Everything from the first line down to the line containing "plt.rcParams['font.family'] = ['Noto" is to be retyped exactly, both ends included, with pictures left out.

• GIVEN INFORMATION:
start

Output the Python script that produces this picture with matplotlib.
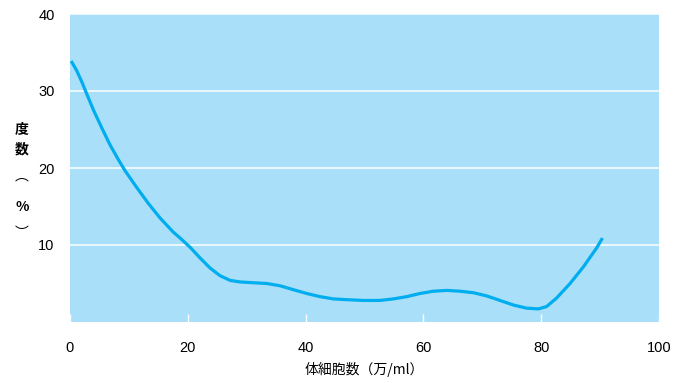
import matplotlib
matplotlib.use("Agg")
import matplotlib.pyplot as plt

plt.rcParams['font.family'] = ['Noto Sans CJK JP', 'DejaVu Sans']

# values
cells = [0.2, 1.1, 2.0, 2.8, 4.0, 5.4, 6.8, 8.2, 9.3, 11.3, 13.3, 15.3, 17.5,
         18.7, 20.4, 22.1, 23.8, 25.5, 27.2, 28.9, 31.1, 33.4, 35.7, 37.9, 40.2,
         42.4, 44.7, 47.0, 49.8, 52.6, 54.9, 57.2, 59.4, 61.7, 64.0, 66.2, 68.5,
         70.7, 73.0, 75.3, 77.5, 79.5, 80.9, 82.6, 84.9, 87.2, 89.4, 90.4]
freq = [33.9, 32.7, 31.2, 29.7, 27.5, 25.2, 23.0, 21.1, 19.7, 17.5, 15.4, 13.5, 11.7,
        10.9, 9.7, 8.3, 7.0, 6.0, 5.4, 5.2, 5.1, 5.0, 4.7, 4.2, 3.7,
        3.3, 3.0, 2.9, 2.8, 2.8, 3.0, 3.3, 3.7, 4.0, 4.1, 4.0, 3.8,
        3.4, 2.8, 2.2, 1.8, 1.7, 2.0, 3.1, 5.0, 7.2, 9.6, 10.9]

x_ticks = [0, 20, 40, 60, 80, 100]
y_ticks = [10, 20, 30, 40]
ylabel_chars = ['度', '数', '︵', '%', '︶']

bg = '#a9dff8'
line_col = '#00aeef'

fig = plt.figure(figsize=(6.81, 3.83), dpi=100)
ax = fig.add_axes([70 / 681, 61 / 383, 589 / 681, 308 / 383])
ax.set_facecolor(bg)

for y in y_ticks:
    ax.axhline(y, color='white', lw=1.1, zorder=1)

ax.plot(cells, freq, color=line_col, lw=2.3, solid_capstyle='butt',
        solid_joinstyle='round', zorder=3)

ax.set_xlim(0, 100)
ax.set_ylim(0, 40)
ax.set_xticks(x_ticks)
ax.set_xticklabels([str(v) for v in x_ticks], fontsize=10.5, family='Liberation Sans')
ax.set_yticks(y_ticks)
ax.set_yticklabels([str(v) for v in y_ticks], fontsize=10.5, family='Liberation Sans')
ax.tick_params(axis='x', direction='in', length=6, width=1, color='white', pad=14)
ax.tick_params(axis='y', length=0, pad=11)

for s in ax.spines.values():
    s.set_visible(False)

ax.set_xlabel('体細胞数（万/ml）', fontsize=10, labelpad=5)

ys = [130, 150, 176, 207, 233]
for ch, yp in zip(ylabel_chars, ys):
    fig.text(22 / 681, 1 - yp / 383, ch, fontsize=10, ha='center', va='center',
             fontweight='bold' if ch in '度数%' else 'normal')

fig.savefig('out.png', dpi=100)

end

• FULL ANSWER:
Output the Python script that produces this picture with matplotlib.
import matplotlib
matplotlib.use("Agg")
import matplotlib.pyplot as plt

plt.rcParams['font.family'] = ['Noto Sans CJK JP', 'DejaVu Sans']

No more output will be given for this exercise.